DIRECTIVE: The listing below must be repeated word for word, with its images excluded.

GIVEN MATERIAL:

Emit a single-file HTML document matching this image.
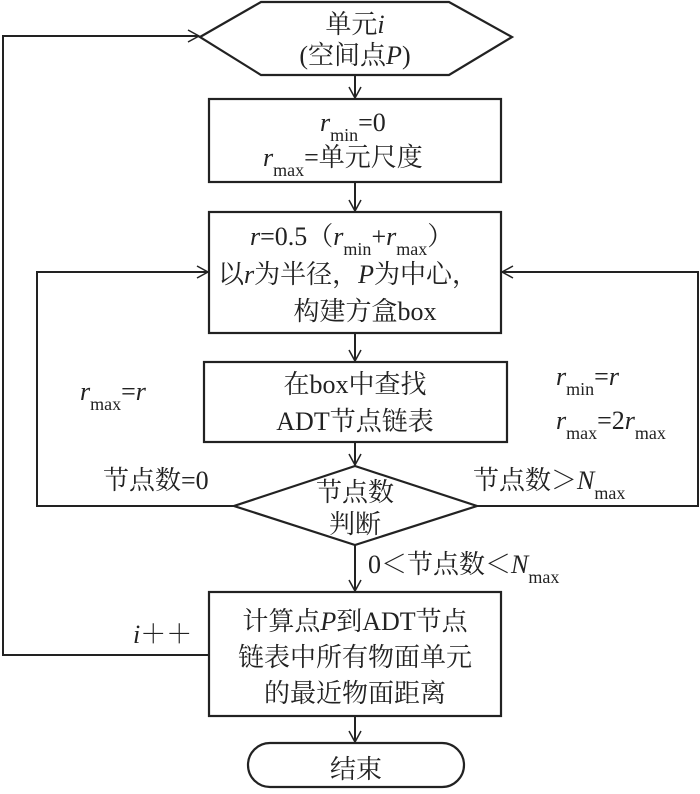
<!DOCTYPE html>
<html><head><meta charset="utf-8"><style>
body{margin:0;background:#fff;}
svg text{font-family:"Liberation Serif","Noto Serif CJK SC",serif;font-size:26px;fill:#222;}
.s{font-size:18px;}
</style></head><body>
<svg width="700" height="789" viewBox="0 0 700 789" xmlns="http://www.w3.org/2000/svg">
<defs><marker id="a" markerWidth="14" markerHeight="14" refX="12" refY="7" orient="auto" markerUnits="userSpaceOnUse"><path d="M1,1 L12,7 L1,13" fill="none" stroke="#222" stroke-width="1.5"/></marker></defs>
<g fill="none" stroke="#222" stroke-width="2.2">
<polygon points="200,37 261,2 449,2 512,37 449,75 261,75" fill="#fff"/>
<rect x="209" y="99" width="292" height="83"/>
<rect x="209" y="212" width="292" height="121"/>
<rect x="204" y="362" width="303" height="80"/>
<polygon points="355,466 477,506 355,545 234,506"/>
<rect x="209" y="592" width="292" height="124"/>
<rect x="248" y="743" width="216" height="44" rx="22"/>
</g>
<g fill="none" stroke="#222" stroke-width="2" marker-end="url(#a)">
<line x1="355" y1="75" x2="355" y2="98"/>
<line x1="355" y1="182" x2="355" y2="211"/>
<line x1="355" y1="333" x2="355" y2="361"/>
<line x1="355" y1="442" x2="355" y2="465"/>
<line x1="355" y1="545" x2="355" y2="591"/>
<line x1="355" y1="716" x2="355" y2="742"/>
<polyline points="209,655 3,655 3,36 199,36"/>
<polyline points="234,506 37,506 37,272 208,272"/>
<polyline points="477,506 698,506 698,272 502,272"/>
</g>
<text x="355" y="33" text-anchor="middle">单元<tspan font-style="italic">i</tspan></text>
<text x="355" y="64" text-anchor="middle">(空间点<tspan font-style="italic">P</tspan>)</text>
<text x="320" y="131"><tspan font-style="italic">r</tspan><tspan class="s" dy="10">min</tspan><tspan dy="-10">=0</tspan></text>
<text x="263" y="166"><tspan font-style="italic">r</tspan><tspan class="s" dy="10">max</tspan><tspan dy="-10">=单元尺度</tspan></text>
<text x="250" y="245"><tspan font-style="italic">r</tspan>=0.5（<tspan font-style="italic">r</tspan><tspan class="s" dy="10">min</tspan><tspan dy="-10">+</tspan><tspan font-style="italic">r</tspan><tspan class="s" dy="10">max</tspan><tspan dy="-10">）</tspan></text>
<text x="218" y="283">以<tspan font-style="italic">r</tspan>为半径，<tspan font-style="italic">P</tspan>为中心，</text>
<text x="365" y="320" text-anchor="middle">构建方盒box</text>
<text x="355" y="393" text-anchor="middle">在box中查找</text>
<text x="355" y="430" text-anchor="middle">ADT节点链表</text>
<text x="355" y="501" text-anchor="middle">节点数</text>
<text x="355" y="533" text-anchor="middle">判断</text>
<text x="355" y="630" text-anchor="middle">计算点<tspan font-style="italic">P</tspan>到ADT节点</text>
<text x="355" y="666" text-anchor="middle">链表中所有物面单元</text>
<text x="355" y="702" text-anchor="middle">的最近物面距离</text>
<text x="356" y="778" text-anchor="middle">结束</text>
<text x="80" y="400"><tspan font-style="italic">r</tspan><tspan class="s" dy="10">max</tspan><tspan dy="-10">=</tspan><tspan font-style="italic">r</tspan></text>
<text x="556" y="385"><tspan font-style="italic">r</tspan><tspan class="s" dy="10">min</tspan><tspan dy="-10">=</tspan><tspan font-style="italic">r</tspan></text>
<text x="556" y="429"><tspan font-style="italic">r</tspan><tspan class="s" dy="10">max</tspan><tspan dy="-10">=2</tspan><tspan font-style="italic">r</tspan><tspan class="s" dy="10">max</tspan></text>
<text x="103" y="489">节点数=0</text>
<text x="473" y="489">节点数＞<tspan font-style="italic">N</tspan><tspan class="s" dy="10">max</tspan></text>
<text x="368" y="573">0＜节点数＜<tspan font-style="italic">N</tspan><tspan class="s" dy="10">max</tspan></text>
<text x="133" y="643"><tspan font-style="italic">i</tspan>＋＋</text>
</svg>
</body></html>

OUTPUT BELOW:
Emit a single-file HTML document matching this image.
<!DOCTYPE html>
<html><head><meta charset="utf-8"><style>
body{margin:0;background:#fff;}
svg text{font-family:"Liberation Serif","Noto Serif CJK SC",serif;font-size:26px;fill:#222;}
.s{font-size:18px;}
</style></head><body>
<svg width="700" height="789" viewBox="0 0 700 789" xmlns="http://www.w3.org/2000/svg">
<defs><marker id="a" markerWidth="14" markerHeight="14" refX="12" refY="7" orient="auto" markerUnits="userSpaceOnUse"><path d="M1,1 L12,7 L1,13" fill="none" stroke="#222" stroke-width="1.5"/></marker></defs>
<g fill="none" stroke="#222" stroke-width="2.2">
<polygon points="200,37 261,2 449,2 512,37 449,75 261,75" fill="#fff"/>
<rect x="209" y="99" width="292" height="83"/>
<rect x="209" y="212" width="292" height="121"/>
<rect x="204" y="362" width="303" height="80"/>
<polygon points="355,466 477,506 355,545 234,506"/>
<rect x="209" y="592" width="292" height="124"/>
<rect x="248" y="743" width="216" height="44" rx="22"/>
</g>
<g fill="none" stroke="#222" stroke-width="2" marker-end="url(#a)">
<line x1="355" y1="75" x2="355" y2="98"/>
<line x1="355" y1="182" x2="355" y2="211"/>
<line x1="355" y1="333" x2="355" y2="361"/>
<line x1="355" y1="442" x2="355" y2="465"/>
<line x1="355" y1="545" x2="355" y2="591"/>
<line x1="355" y1="716" x2="355" y2="742"/>
<polyline points="209,655 3,655 3,36 199,36"/>
<polyline points="234,506 37,506 37,272 208,272"/>
<polyline points="477,506 698,506 698,272 502,272"/>
</g>
<text x="355" y="33" text-anchor="middle">单元<tspan font-style="italic">i</tspan></text>
<text x="355" y="64" text-anchor="middle">(空间点<tspan font-style="italic">P</tspan>)</text>
<text x="320" y="131"><tspan font-style="italic">r</tspan><tspan class="s" dy="10">min</tspan><tspan dy="-10">=0</tspan></text>
<text x="263" y="166"><tspan font-style="italic">r</tspan><tspan class="s" dy="10">max</tspan><tspan dy="-10">=单元尺度</tspan></text>
<text x="250" y="245"><tspan font-style="italic">r</tspan>=0.5（<tspan font-style="italic">r</tspan><tspan class="s" dy="10">min</tspan><tspan dy="-10">+</tspan><tspan font-style="italic">r</tspan><tspan class="s" dy="10">max</tspan><tspan dy="-10">）</tspan></text>
<text x="218" y="283">以<tspan font-style="italic">r</tspan>为半径，<tspan font-style="italic">P</tspan>为中心，</text>
<text x="365" y="320" text-anchor="middle">构建方盒box</text>
<text x="355" y="393" text-anchor="middle">在box中查找</text>
<text x="355" y="430" text-anchor="middle">ADT节点链表</text>
<text x="355" y="501" text-anchor="middle">节点数</text>
<text x="355" y="533" text-anchor="middle">判断</text>
<text x="355" y="630" text-anchor="middle">计算点<tspan font-style="italic">P</tspan>到ADT节点</text>
<text x="355" y="666" text-anchor="middle">链表中所有物面单元</text>
<text x="355" y="702" text-anchor="middle">的最近物面距离</text>
<text x="356" y="778" text-anchor="middle">结束</text>
<text x="80" y="400"><tspan font-style="italic">r</tspan><tspan class="s" dy="10">max</tspan><tspan dy="-10">=</tspan><tspan font-style="italic">r</tspan></text>
<text x="556" y="385"><tspan font-style="italic">r</tspan><tspan class="s" dy="10">min</tspan><tspan dy="-10">=</tspan><tspan font-style="italic">r</tspan></text>
<text x="556" y="429"><tspan font-style="italic">r</tspan><tspan class="s" dy="10">max</tspan><tspan dy="-10">=2</tspan><tspan font-style="italic">r</tspan><tspan class="s" dy="10">max</tspan></text>
<text x="103" y="489">节点数=0</text>
<text x="473" y="489">节点数＞<tspan font-style="italic">N</tspan><tspan class="s" dy="10">max</tspan></text>
<text x="368" y="573">0＜节点数＜<tspan font-style="italic">N</tspan><tspan class="s" dy="10">max</tspan></text>
<text x="133" y="643"><tspan font-style="italic">i</tspan>＋＋</text>
</svg>
</body></html>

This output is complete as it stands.